At current burning rate with the new stove I figure at least five years or more worth of wood. 

I by eyeing the crib figure they are about 18-20' accross.


----------



## njtomatoguy (Sep 26, 2007)

Struggle-
That is an awesome supply
Nothing like the feeling of being ahead and ready, huh?

What used to be stored in those cribs?

Bob


----------



## struggle (Sep 26, 2007)

It was just used for corn.

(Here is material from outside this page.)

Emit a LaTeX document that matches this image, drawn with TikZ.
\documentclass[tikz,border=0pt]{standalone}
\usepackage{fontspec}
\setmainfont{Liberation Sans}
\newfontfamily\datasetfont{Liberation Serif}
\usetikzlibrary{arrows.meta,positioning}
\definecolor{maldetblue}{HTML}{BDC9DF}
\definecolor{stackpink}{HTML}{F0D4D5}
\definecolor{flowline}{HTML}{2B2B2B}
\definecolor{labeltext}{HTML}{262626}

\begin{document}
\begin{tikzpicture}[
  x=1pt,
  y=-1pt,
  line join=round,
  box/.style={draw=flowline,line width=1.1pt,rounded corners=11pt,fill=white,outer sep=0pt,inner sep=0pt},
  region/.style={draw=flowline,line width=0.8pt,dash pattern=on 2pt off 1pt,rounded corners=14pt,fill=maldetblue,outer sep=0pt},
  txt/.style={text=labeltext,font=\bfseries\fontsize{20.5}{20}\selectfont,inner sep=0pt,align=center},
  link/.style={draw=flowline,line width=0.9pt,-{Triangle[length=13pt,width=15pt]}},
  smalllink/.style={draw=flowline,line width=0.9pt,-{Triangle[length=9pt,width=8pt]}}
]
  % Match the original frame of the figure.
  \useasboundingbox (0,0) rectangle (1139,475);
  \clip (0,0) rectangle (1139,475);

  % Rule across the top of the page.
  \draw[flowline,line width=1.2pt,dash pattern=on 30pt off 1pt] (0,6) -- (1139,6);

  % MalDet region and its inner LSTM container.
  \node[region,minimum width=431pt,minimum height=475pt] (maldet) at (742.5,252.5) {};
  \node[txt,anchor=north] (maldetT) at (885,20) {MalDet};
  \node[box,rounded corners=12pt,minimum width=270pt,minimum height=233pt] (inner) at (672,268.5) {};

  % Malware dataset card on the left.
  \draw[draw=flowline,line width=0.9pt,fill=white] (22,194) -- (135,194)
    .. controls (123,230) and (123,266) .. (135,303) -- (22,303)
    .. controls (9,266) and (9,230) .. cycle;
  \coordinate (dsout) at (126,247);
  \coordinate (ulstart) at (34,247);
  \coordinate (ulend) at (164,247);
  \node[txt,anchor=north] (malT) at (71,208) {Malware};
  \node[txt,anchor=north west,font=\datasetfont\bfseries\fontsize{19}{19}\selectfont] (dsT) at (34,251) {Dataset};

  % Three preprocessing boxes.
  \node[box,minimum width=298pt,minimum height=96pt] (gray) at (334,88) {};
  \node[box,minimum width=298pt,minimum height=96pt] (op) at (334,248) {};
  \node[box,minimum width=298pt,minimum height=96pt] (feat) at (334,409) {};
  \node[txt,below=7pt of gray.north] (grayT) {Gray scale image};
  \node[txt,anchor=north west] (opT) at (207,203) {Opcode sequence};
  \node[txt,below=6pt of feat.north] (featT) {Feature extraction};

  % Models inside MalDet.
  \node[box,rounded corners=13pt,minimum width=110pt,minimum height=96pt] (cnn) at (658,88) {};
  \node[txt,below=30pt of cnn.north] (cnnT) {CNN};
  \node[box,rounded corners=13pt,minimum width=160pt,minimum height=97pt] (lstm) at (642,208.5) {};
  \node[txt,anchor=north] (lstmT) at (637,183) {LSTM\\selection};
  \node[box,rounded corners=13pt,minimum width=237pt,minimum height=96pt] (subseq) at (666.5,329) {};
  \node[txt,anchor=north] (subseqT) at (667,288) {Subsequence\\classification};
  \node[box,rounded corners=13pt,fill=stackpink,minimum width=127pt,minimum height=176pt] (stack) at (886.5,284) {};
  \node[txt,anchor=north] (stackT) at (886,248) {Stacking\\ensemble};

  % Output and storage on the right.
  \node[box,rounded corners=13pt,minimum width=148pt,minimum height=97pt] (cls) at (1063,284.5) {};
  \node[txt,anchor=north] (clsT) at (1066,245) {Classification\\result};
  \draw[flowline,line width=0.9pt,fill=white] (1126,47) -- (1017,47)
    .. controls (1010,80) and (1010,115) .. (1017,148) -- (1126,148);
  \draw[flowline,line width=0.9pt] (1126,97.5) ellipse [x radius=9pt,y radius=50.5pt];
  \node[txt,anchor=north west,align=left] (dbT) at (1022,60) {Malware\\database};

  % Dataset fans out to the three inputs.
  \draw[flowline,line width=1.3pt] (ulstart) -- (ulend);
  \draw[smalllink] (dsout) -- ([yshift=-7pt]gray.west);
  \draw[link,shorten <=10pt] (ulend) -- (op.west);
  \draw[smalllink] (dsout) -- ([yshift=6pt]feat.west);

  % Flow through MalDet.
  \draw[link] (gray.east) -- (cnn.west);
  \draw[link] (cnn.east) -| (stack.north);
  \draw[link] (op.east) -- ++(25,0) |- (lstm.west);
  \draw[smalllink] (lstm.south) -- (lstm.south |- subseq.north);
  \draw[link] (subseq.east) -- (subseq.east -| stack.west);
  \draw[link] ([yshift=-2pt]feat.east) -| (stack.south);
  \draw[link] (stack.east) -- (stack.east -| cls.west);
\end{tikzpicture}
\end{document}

This location is 7 miles from my house and is a pretty sweet deal as the owners I am friends with their son and I get all the wood and storage I want. 

When I started cutting out there I cleaned up their grove of dead timber and they where thrilled at how things looked and since the cribs had not been used in 20 years I shoveled out about a foot of composted corn cobs and started stacking and storing on the concrete.  

It is off the road so it is not seen from the hi-way. 

Every once in a while the owners go out and take a few peices for use in an outdoor free standing fireplace thing. 

I also get to use an old tractor when needed to move downed bucked trees. 

The only downside would be if they ever moved then I would be back to square one, but they lived here their whole lives.


----------



## MrGriz (Sep 27, 2007)

Now that's a sweet set up and a great supply of wood!


----------



## Hogwildz (Sep 27, 2007)

Got any with dancing girls inside?


----------



## struggle (Sep 27, 2007)

Hogwildz said:
			
		

> Got any with dancing girls inside?



Actually there were some that would get in there but they had four legs and made moooo moooooing sounds :-/


----------



## jqgs214 (Sep 27, 2007)

Looks lioke modified aviary (you know a big bird cage)


----------